## [The exercise]
Everything from the first line of the data through the line with "450, 500, 550]" is to be echoed exactly, minus the pictures.

Data extracted from a collection:
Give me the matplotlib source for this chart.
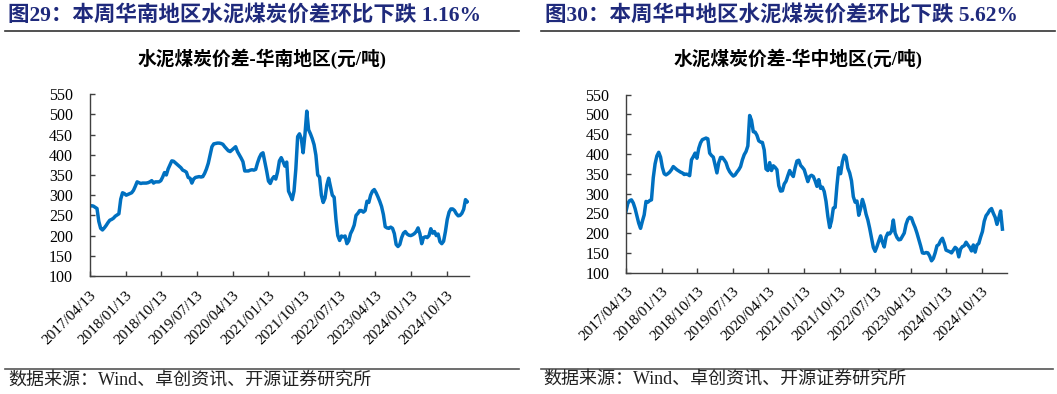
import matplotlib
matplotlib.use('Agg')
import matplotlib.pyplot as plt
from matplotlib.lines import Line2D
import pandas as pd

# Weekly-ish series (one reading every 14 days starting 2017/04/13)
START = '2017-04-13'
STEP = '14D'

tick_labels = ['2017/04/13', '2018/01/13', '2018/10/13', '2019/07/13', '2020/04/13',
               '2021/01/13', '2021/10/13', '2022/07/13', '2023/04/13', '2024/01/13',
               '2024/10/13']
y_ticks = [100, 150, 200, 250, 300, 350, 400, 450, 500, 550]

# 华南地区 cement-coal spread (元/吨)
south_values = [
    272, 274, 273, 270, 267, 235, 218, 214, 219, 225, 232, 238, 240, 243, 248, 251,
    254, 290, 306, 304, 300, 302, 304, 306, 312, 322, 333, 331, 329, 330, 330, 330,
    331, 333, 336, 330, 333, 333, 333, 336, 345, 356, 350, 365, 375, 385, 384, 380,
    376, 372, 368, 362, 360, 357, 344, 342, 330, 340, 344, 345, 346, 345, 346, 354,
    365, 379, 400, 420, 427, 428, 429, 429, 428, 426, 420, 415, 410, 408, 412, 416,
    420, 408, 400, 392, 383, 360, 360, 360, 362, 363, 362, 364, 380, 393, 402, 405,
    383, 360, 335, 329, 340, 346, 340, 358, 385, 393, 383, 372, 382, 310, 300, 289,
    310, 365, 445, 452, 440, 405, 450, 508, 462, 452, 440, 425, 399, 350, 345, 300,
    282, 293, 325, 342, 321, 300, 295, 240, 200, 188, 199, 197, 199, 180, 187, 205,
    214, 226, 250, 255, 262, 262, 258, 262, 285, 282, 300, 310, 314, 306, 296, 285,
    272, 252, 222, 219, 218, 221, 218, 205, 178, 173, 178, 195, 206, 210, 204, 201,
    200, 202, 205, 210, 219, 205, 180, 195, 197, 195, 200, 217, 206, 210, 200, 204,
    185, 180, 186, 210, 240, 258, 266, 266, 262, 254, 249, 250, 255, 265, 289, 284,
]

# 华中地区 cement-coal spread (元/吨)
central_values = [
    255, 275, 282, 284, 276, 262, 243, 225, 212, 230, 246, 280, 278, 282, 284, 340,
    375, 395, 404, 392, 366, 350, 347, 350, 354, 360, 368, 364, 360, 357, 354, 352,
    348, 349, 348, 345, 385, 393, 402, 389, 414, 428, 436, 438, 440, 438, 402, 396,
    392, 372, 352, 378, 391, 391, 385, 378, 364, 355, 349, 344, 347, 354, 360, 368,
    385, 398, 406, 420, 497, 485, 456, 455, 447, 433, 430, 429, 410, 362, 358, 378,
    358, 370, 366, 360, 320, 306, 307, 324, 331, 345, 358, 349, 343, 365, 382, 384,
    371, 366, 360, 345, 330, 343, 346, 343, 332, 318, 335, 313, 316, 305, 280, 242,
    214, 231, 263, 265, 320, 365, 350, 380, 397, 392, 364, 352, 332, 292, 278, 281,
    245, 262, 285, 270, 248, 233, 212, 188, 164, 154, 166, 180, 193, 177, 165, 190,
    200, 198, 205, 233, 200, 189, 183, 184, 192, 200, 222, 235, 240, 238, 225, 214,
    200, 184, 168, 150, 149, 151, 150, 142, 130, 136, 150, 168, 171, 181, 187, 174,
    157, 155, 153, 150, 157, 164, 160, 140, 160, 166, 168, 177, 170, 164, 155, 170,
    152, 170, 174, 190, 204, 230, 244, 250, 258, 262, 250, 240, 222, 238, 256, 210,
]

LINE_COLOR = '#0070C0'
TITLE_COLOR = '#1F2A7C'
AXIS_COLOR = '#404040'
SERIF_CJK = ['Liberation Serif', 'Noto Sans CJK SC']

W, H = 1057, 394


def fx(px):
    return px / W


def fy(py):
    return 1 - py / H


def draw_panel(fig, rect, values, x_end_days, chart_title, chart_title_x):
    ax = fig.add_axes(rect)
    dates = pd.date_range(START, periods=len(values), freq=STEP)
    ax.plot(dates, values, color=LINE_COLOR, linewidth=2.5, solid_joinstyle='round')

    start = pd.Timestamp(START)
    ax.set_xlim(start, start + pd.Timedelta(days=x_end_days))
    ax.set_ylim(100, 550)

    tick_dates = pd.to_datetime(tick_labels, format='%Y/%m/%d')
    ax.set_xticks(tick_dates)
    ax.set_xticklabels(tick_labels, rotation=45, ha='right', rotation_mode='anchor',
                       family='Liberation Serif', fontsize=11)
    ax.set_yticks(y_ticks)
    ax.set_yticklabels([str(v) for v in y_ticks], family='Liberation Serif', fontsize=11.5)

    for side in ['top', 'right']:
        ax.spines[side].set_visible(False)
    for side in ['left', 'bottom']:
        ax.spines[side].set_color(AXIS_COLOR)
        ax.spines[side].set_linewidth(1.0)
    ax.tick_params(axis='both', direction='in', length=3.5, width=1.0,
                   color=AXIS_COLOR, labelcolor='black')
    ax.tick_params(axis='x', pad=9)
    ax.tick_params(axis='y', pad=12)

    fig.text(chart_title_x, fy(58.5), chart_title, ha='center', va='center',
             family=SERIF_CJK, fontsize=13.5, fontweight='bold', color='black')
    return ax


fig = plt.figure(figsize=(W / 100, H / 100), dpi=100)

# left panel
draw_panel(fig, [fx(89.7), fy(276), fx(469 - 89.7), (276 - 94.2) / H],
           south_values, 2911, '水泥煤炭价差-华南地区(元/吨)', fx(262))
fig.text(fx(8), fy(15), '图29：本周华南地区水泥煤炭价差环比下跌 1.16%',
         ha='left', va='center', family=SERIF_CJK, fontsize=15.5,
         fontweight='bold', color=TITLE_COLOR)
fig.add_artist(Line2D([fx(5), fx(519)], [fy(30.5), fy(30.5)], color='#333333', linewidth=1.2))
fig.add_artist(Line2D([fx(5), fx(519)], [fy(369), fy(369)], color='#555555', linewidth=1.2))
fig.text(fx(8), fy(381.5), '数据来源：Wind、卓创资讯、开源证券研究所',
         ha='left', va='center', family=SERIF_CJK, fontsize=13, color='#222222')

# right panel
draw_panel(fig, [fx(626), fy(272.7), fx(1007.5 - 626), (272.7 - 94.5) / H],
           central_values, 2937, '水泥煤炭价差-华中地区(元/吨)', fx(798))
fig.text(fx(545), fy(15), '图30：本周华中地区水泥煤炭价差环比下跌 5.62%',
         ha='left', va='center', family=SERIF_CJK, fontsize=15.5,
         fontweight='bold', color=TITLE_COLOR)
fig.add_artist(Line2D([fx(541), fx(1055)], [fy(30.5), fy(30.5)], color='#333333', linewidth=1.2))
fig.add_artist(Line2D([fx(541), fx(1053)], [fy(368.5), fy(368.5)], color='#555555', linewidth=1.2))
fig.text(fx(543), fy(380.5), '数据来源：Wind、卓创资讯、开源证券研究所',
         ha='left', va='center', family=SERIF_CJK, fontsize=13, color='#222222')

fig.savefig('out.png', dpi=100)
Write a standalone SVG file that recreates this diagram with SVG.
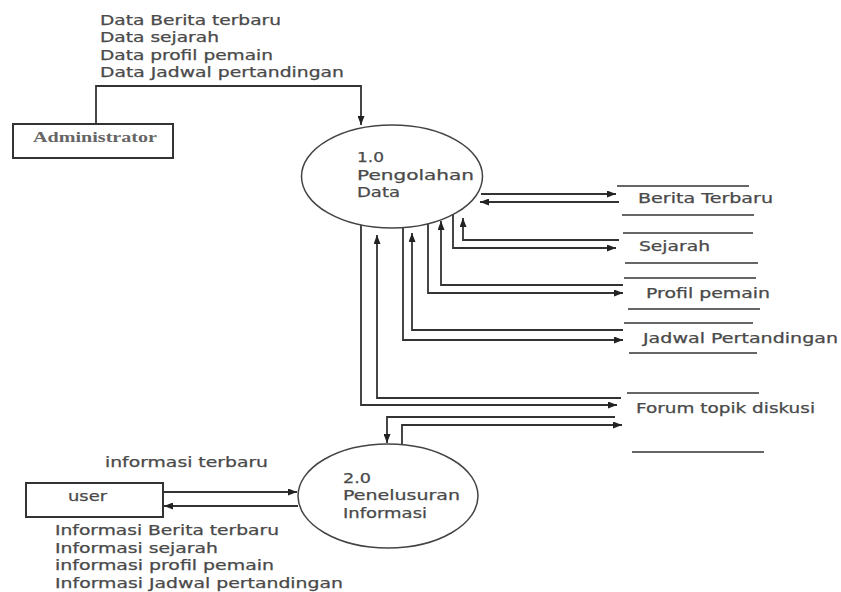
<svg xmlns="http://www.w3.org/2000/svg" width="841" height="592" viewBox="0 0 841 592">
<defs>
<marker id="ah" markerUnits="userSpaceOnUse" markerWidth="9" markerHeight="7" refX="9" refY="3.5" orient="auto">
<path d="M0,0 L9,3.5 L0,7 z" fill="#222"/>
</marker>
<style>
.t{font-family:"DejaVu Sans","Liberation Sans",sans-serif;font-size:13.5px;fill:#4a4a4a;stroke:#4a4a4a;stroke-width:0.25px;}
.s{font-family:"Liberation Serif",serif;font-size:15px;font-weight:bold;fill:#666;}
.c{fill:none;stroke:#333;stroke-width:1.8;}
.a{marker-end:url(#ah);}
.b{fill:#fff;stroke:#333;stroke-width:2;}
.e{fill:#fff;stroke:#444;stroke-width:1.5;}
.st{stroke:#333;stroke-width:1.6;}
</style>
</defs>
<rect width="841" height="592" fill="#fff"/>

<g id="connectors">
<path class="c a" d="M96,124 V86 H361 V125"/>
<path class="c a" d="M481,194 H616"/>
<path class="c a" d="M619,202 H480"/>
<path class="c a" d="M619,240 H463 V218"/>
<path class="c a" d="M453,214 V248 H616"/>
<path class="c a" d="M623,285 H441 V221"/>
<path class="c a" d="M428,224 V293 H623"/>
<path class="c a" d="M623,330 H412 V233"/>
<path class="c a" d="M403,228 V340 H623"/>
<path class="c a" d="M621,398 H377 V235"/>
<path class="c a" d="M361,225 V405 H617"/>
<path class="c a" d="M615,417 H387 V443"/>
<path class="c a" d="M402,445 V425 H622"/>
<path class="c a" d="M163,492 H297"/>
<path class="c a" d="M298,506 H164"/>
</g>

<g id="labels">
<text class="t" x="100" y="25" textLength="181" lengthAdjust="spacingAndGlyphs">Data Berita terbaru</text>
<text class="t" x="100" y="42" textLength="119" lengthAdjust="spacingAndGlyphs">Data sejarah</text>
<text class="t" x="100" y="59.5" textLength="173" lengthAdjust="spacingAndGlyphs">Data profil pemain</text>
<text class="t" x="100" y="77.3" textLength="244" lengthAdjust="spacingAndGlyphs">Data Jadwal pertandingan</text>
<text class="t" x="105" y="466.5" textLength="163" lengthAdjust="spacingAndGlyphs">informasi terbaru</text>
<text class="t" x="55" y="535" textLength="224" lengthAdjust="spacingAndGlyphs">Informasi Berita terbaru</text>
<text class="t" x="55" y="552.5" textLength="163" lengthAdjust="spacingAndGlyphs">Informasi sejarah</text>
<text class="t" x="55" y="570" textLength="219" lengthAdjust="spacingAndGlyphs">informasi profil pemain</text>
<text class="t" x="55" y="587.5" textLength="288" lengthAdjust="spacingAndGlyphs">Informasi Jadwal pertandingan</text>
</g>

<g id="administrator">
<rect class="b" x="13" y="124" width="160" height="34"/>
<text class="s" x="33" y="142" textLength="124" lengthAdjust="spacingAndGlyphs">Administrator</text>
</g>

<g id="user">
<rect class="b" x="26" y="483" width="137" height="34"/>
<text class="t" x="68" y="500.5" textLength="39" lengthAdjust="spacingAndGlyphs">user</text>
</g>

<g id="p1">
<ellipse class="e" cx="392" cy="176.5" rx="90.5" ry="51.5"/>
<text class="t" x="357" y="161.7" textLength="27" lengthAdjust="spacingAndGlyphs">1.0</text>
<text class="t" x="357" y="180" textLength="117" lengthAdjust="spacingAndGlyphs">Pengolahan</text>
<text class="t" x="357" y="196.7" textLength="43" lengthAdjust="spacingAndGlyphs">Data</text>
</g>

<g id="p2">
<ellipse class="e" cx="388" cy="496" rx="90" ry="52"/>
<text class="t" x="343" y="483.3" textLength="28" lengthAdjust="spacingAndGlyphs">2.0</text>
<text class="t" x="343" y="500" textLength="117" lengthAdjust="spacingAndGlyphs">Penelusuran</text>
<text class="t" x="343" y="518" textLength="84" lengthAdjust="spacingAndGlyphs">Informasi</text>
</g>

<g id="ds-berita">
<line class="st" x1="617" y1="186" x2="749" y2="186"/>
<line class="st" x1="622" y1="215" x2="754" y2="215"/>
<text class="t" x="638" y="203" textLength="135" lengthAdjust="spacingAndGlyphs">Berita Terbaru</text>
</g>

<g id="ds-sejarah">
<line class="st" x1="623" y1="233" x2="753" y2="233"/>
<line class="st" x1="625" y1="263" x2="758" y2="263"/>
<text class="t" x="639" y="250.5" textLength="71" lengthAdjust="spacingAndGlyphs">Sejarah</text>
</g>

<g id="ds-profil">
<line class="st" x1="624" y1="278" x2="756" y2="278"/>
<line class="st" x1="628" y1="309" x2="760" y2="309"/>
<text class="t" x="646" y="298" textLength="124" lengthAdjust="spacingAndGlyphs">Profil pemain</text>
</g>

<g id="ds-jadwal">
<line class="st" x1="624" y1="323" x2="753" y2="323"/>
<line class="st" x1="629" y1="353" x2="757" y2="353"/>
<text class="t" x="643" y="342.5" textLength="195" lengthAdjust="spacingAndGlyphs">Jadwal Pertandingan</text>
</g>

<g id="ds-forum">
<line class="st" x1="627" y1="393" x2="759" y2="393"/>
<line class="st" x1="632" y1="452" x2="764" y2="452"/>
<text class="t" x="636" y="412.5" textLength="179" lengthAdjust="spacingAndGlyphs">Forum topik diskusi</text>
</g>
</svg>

## [Completed task]
Give me the matplotlib source for this chart.
import matplotlib
matplotlib.use('Agg')
import matplotlib.pyplot as plt
from matplotlib.lines import Line2D
import pandas as pd

# Weekly-ish series (one reading every 14 days starting 2017/04/13)
START = '2017-04-13'
STEP = '14D'

tick_labels = ['2017/04/13', '2018/01/13', '2018/10/13', '2019/07/13', '2020/04/13',
               '2021/01/13', '2021/10/13', '2022/07/13', '2023/04/13', '2024/01/13',
               '2024/10/13']
y_ticks = [100, 150, 200, 250, 300, 350, 400, 450, 500, 550]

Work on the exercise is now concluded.